Su valor simbólico era único: lo destruido fue la sede política, administrativa y cultural de la monarquía de los Austrias, de nuestra edad de oro. En este sentido, se ha destruido algo que es único, imposible de encontrar en otro lugar salvo bajo el mismísimo palacio Real. Se ha destruido, además, el entorno urbanístico e histórico de este palacio, que con ellos se hubiera comprendido mejor gracias a la existencia vecina de los edificios administrativos de los Austrias.

Además, lo destruido se encontraba en el centro del foco turístico de Madrid. Por lo tanto, era seguro su éxito de público. El aspecto comunicativo, la musealización de los restos que se hubieran decidido conservar, habría sido un foco más de atracción turística, que podría haberse convertido en el lugar de explicación de la visita que el público efectuara a nuestro centro histórico y al palacio Real.

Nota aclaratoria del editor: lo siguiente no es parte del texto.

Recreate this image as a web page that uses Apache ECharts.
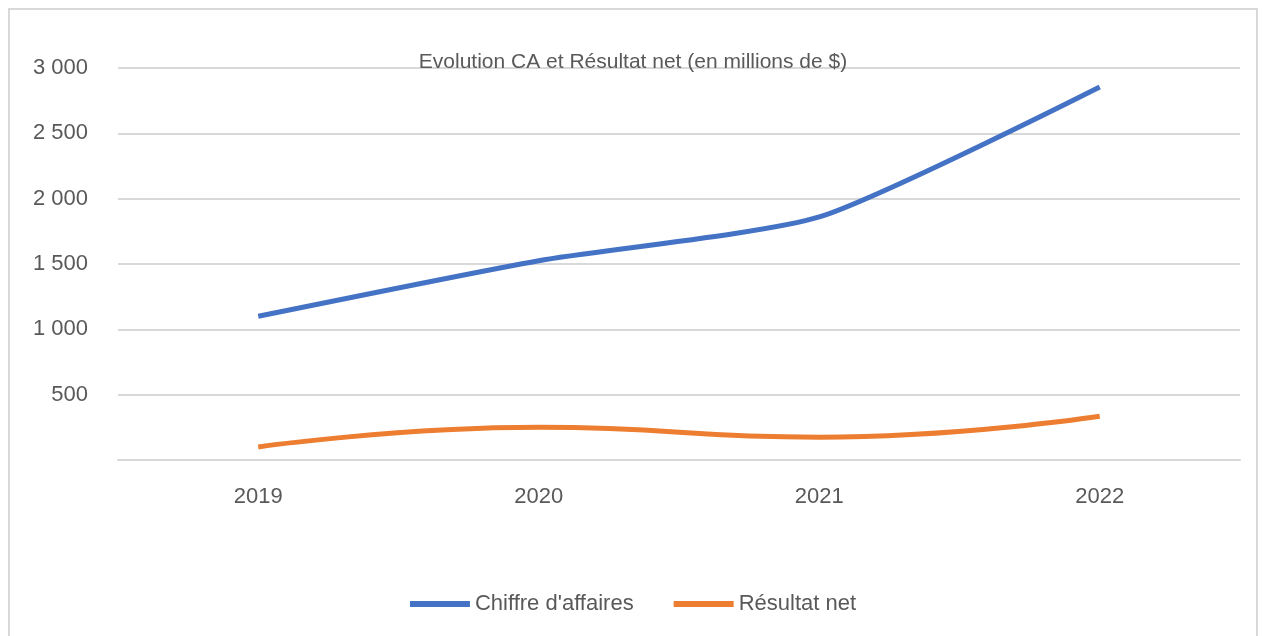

Nuestros administradores han demostrado su falta de sensibilidad al destruir unos restos con evidentes valores científicos y simbólicos, y su falta de visión política y social al desaprovechar de modo tan evidente la posibilidad de completar una obra urbanística moderna y necesaria con un verdadero centro cultural donde conservar y musealizar unos restos que, sin lugar a dudas serían símbolo de nuestra ciudad y de la historia de nuestro país. Quizás sólo queda un remedio: el bien patrimonial destruido debe ser restituido con otro bien cultural que, allí, compense o mejore el perdido

Luis Caballero Zoreda, investigador arqueólogo del Consejo Superior de Investigaciones Científicas (CSIC), es ex subdirector de Arqueología del Ministerio de Cultura y ex subdirector del Museo Arqueológico.